::: THE RECORDS

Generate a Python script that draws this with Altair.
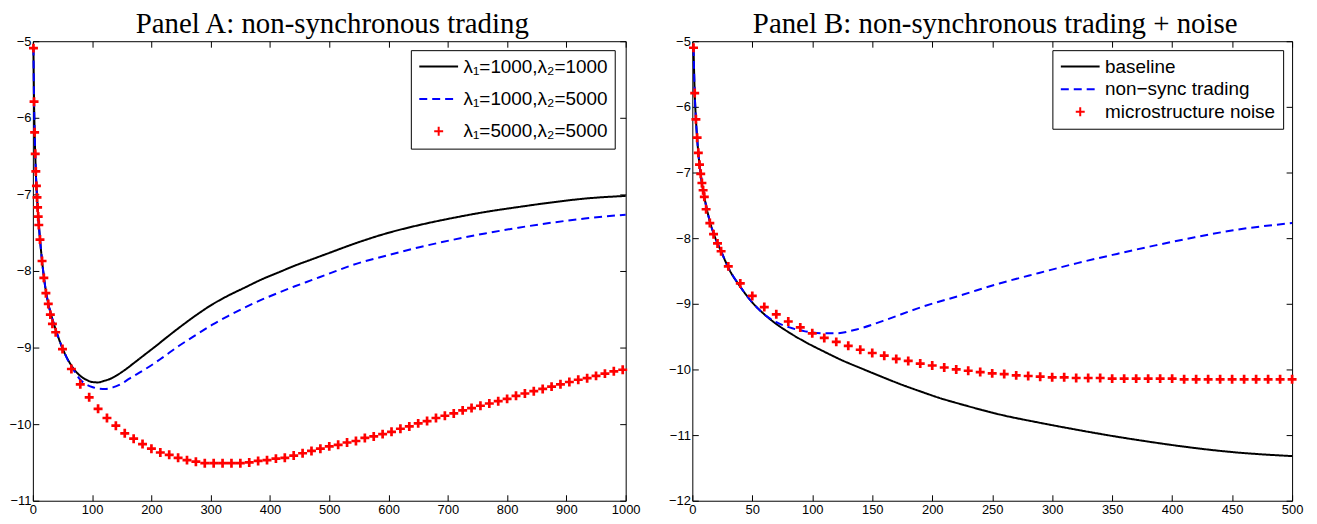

::::::
::: THE RECORDS

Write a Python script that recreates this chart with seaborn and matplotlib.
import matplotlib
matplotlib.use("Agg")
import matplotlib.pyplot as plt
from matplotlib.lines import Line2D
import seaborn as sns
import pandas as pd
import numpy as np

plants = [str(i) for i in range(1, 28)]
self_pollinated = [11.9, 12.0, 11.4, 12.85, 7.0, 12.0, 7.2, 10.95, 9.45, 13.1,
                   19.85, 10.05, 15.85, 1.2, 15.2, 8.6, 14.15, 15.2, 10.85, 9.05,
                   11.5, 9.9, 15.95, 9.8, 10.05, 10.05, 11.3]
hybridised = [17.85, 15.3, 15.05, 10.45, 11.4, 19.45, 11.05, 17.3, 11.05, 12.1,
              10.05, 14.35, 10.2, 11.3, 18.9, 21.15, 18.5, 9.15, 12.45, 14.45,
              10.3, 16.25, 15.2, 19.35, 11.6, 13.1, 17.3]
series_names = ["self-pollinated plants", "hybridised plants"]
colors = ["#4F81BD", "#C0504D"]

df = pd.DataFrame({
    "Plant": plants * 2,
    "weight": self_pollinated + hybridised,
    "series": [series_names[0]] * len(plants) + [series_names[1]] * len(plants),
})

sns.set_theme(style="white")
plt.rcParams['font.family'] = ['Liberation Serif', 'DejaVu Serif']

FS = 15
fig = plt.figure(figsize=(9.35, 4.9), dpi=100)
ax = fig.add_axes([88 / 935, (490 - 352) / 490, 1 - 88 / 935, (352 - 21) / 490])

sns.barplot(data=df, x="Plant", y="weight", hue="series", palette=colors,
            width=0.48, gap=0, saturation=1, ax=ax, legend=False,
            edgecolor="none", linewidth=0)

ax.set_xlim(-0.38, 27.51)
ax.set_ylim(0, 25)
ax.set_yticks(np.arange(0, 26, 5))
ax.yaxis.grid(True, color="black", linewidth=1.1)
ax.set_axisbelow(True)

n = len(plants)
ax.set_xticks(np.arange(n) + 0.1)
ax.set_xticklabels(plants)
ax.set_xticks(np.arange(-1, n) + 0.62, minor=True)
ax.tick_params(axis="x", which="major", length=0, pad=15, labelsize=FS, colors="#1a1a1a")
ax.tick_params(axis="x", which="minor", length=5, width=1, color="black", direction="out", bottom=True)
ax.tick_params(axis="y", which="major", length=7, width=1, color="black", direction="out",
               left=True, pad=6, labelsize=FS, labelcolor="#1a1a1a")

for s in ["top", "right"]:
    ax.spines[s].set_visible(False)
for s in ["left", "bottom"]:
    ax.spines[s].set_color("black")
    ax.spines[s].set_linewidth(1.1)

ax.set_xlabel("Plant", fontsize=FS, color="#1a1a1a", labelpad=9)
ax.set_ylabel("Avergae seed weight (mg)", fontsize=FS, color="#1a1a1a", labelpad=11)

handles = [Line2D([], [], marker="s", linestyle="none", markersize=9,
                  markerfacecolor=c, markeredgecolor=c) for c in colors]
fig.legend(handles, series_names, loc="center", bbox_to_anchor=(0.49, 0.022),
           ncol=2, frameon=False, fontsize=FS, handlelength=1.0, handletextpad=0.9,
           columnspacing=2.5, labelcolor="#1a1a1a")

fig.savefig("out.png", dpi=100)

::::::
::: THE RECORDS

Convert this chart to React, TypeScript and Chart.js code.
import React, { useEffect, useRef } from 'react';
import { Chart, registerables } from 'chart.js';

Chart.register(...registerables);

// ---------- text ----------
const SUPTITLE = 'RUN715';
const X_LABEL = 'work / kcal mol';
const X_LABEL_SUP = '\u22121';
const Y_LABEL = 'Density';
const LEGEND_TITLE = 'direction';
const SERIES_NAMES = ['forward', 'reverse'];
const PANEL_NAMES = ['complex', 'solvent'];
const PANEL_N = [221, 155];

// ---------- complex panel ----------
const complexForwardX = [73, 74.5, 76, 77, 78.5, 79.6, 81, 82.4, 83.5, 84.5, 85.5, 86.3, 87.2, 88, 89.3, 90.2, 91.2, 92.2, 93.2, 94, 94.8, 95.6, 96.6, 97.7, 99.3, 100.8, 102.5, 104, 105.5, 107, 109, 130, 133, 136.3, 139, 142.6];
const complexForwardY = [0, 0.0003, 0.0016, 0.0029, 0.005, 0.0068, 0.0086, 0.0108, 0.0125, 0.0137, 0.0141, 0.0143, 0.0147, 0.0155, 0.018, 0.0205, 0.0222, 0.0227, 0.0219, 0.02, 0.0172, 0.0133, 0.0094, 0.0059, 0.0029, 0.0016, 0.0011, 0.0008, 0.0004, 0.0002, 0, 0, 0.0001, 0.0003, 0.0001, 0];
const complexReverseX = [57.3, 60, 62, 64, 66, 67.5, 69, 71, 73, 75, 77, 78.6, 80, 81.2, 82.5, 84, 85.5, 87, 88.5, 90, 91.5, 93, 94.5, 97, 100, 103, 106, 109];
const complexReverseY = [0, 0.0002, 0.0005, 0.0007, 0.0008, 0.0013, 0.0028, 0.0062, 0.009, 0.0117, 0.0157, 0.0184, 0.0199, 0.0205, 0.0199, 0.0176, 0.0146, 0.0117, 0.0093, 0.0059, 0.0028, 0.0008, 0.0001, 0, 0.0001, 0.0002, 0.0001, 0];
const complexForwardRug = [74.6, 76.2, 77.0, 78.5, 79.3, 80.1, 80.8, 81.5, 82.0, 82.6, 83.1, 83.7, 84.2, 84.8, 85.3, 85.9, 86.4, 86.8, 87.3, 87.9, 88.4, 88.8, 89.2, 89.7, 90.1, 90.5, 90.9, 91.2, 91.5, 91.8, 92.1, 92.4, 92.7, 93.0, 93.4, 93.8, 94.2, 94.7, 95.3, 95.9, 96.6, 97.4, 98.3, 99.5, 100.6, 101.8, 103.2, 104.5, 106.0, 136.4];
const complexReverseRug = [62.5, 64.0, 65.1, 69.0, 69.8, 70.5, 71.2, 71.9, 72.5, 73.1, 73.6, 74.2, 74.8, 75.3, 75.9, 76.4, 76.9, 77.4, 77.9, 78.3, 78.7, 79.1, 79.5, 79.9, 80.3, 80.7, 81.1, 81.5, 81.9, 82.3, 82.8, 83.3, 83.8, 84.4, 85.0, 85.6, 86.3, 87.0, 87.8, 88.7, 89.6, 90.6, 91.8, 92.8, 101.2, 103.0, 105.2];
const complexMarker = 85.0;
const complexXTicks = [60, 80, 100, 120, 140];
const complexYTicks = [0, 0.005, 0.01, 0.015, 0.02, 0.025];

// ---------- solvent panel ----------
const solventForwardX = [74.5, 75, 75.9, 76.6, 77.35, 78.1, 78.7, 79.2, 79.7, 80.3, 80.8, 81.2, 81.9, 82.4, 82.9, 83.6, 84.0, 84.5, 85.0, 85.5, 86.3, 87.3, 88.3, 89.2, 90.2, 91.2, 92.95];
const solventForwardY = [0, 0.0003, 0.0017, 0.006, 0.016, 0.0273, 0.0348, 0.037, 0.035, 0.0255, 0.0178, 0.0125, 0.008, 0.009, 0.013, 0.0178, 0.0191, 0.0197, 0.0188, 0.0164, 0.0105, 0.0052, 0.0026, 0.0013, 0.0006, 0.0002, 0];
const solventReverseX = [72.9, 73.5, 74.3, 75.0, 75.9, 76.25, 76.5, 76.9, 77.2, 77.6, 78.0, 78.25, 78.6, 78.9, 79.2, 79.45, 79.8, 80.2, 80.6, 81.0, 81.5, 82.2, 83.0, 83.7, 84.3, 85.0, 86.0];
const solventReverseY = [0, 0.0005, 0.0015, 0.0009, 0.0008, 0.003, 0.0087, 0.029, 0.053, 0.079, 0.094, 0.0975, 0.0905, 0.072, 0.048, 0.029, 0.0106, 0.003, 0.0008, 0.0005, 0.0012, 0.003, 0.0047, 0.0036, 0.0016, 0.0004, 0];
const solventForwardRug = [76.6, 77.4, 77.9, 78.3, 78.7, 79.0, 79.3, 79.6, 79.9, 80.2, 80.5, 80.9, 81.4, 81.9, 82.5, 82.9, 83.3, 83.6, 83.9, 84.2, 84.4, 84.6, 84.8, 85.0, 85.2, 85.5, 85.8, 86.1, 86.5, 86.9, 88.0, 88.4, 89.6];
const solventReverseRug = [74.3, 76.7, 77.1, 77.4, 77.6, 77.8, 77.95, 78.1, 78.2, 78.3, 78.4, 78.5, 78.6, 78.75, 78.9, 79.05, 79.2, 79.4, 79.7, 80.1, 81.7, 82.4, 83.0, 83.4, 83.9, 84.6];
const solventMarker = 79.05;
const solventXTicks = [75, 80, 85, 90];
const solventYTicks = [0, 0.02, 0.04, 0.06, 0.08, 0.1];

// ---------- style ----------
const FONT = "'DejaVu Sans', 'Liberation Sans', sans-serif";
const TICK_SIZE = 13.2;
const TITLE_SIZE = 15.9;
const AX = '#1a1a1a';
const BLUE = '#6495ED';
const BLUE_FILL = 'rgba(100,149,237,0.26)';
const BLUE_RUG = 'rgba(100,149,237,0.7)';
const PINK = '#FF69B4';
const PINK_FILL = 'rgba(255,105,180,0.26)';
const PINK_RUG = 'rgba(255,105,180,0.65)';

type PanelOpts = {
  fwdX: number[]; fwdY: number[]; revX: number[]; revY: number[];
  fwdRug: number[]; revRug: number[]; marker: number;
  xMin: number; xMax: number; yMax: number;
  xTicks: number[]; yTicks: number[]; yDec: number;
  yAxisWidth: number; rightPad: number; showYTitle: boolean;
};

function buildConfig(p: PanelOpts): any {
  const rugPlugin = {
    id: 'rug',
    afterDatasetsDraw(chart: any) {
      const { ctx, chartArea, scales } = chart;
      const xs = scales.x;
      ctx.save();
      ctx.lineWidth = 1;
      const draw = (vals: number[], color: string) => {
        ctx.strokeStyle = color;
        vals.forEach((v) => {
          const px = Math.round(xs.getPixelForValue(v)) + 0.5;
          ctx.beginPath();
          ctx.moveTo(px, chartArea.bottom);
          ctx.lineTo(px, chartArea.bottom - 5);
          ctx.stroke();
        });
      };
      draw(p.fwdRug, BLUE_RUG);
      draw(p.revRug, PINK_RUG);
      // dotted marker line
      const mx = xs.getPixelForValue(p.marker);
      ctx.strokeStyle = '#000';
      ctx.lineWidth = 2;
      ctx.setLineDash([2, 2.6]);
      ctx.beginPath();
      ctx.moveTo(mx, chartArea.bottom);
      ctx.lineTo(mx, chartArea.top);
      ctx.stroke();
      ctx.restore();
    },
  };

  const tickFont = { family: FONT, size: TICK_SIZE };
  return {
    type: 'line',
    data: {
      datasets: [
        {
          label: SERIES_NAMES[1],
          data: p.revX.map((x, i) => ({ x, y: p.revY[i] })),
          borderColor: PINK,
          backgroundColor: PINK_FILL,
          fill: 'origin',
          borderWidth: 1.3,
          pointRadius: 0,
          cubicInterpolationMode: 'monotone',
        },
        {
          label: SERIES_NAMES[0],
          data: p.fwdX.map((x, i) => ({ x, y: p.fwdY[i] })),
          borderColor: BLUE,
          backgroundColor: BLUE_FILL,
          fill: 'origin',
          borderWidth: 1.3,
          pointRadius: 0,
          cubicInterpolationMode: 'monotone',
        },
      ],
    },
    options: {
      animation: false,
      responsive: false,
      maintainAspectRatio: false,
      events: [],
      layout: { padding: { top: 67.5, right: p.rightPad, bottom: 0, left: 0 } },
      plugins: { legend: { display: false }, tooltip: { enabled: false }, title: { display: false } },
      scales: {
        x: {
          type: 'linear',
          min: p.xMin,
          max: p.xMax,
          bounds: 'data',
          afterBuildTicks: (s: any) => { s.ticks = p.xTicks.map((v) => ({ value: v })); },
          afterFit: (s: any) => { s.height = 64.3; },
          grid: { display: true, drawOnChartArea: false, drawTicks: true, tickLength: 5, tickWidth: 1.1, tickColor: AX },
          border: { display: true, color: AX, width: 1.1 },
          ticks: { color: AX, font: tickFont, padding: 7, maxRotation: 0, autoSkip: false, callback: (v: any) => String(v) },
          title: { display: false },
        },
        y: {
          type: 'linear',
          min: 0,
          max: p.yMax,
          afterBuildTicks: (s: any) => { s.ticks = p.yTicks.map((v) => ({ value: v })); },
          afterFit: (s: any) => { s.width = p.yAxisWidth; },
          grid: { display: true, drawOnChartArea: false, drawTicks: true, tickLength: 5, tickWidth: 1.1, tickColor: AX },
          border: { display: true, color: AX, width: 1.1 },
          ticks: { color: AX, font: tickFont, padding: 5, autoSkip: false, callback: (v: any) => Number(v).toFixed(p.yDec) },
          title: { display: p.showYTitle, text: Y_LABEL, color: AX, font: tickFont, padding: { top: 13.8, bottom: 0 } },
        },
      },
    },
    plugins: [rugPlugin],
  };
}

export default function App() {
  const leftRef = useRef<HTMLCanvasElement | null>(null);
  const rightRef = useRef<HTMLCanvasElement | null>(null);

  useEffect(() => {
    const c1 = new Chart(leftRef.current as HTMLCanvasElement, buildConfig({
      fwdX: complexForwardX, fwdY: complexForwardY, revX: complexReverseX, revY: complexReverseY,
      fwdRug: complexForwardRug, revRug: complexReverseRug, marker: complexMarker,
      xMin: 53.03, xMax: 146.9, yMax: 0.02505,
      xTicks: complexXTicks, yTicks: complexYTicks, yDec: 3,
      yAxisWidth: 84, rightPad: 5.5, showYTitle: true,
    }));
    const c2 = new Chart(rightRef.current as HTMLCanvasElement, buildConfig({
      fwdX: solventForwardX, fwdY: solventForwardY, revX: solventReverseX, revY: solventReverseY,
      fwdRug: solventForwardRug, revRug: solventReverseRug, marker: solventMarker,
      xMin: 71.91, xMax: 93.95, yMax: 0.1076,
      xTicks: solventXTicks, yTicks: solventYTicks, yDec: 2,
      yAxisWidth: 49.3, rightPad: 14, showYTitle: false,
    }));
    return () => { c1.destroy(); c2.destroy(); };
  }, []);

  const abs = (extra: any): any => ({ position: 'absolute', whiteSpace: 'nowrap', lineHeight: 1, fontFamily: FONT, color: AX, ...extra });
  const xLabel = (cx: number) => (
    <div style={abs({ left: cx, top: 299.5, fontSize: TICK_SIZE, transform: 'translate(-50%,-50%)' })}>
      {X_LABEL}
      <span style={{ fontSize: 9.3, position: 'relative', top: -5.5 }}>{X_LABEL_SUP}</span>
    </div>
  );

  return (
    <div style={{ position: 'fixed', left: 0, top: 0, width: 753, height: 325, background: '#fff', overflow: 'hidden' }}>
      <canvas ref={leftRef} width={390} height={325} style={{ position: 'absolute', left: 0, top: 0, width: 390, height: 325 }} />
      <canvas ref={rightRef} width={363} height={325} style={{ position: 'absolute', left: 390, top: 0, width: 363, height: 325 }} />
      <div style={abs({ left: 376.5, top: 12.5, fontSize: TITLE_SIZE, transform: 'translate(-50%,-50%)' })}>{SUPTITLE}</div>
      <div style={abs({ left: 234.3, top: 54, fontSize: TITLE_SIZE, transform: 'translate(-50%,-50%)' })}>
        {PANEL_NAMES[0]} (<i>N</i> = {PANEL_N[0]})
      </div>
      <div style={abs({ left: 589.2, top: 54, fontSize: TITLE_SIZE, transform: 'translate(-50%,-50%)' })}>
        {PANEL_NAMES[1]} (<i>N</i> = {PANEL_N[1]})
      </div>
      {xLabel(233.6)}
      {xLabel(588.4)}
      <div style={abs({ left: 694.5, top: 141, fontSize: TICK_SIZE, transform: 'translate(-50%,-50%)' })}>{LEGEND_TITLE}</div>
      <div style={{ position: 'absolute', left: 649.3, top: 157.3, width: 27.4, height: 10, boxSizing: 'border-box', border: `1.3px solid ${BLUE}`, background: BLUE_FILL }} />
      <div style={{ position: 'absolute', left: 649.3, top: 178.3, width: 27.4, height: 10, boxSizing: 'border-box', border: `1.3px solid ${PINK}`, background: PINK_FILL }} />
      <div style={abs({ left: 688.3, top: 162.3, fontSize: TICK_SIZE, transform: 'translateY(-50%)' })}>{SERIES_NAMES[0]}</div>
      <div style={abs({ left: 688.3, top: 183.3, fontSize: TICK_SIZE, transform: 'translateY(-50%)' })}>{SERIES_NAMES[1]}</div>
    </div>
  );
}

::::::

- **WHAT IS ASKED**
Of the lines above, extract only those from the line with "Write a Python" to the line with "ax.set_axisbelow(True)", both included, exactly as written.

- **SOLUTION**
Write a Python script that recreates this chart with seaborn and matplotlib.
import matplotlib
matplotlib.use("Agg")
import matplotlib.pyplot as plt
from matplotlib.lines import Line2D
import seaborn as sns
import pandas as pd
import numpy as np

plants = [str(i) for i in range(1, 28)]
self_pollinated = [11.9, 12.0, 11.4, 12.85, 7.0, 12.0, 7.2, 10.95, 9.45, 13.1,
                   19.85, 10.05, 15.85, 1.2, 15.2, 8.6, 14.15, 15.2, 10.85, 9.05,
                   11.5, 9.9, 15.95, 9.8, 10.05, 10.05, 11.3]
hybridised = [17.85, 15.3, 15.05, 10.45, 11.4, 19.45, 11.05, 17.3, 11.05, 12.1,
              10.05, 14.35, 10.2, 11.3, 18.9, 21.15, 18.5, 9.15, 12.45, 14.45,
              10.3, 16.25, 15.2, 19.35, 11.6, 13.1, 17.3]
series_names = ["self-pollinated plants", "hybridised plants"]
colors = ["#4F81BD", "#C0504D"]

df = pd.DataFrame({
    "Plant": plants * 2,
    "weight": self_pollinated + hybridised,
    "series": [series_names[0]] * len(plants) + [series_names[1]] * len(plants),
})

sns.set_theme(style="white")
plt.rcParams['font.family'] = ['Liberation Serif', 'DejaVu Serif']

FS = 15
fig = plt.figure(figsize=(9.35, 4.9), dpi=100)
ax = fig.add_axes([88 / 935, (490 - 352) / 490, 1 - 88 / 935, (352 - 21) / 490])

sns.barplot(data=df, x="Plant", y="weight", hue="series", palette=colors,
            width=0.48, gap=0, saturation=1, ax=ax, legend=False,
            edgecolor="none", linewidth=0)

ax.set_xlim(-0.38, 27.51)
ax.set_ylim(0, 25)
ax.set_yticks(np.arange(0, 26, 5))
ax.yaxis.grid(True, color="black", linewidth=1.1)
ax.set_axisbelow(True)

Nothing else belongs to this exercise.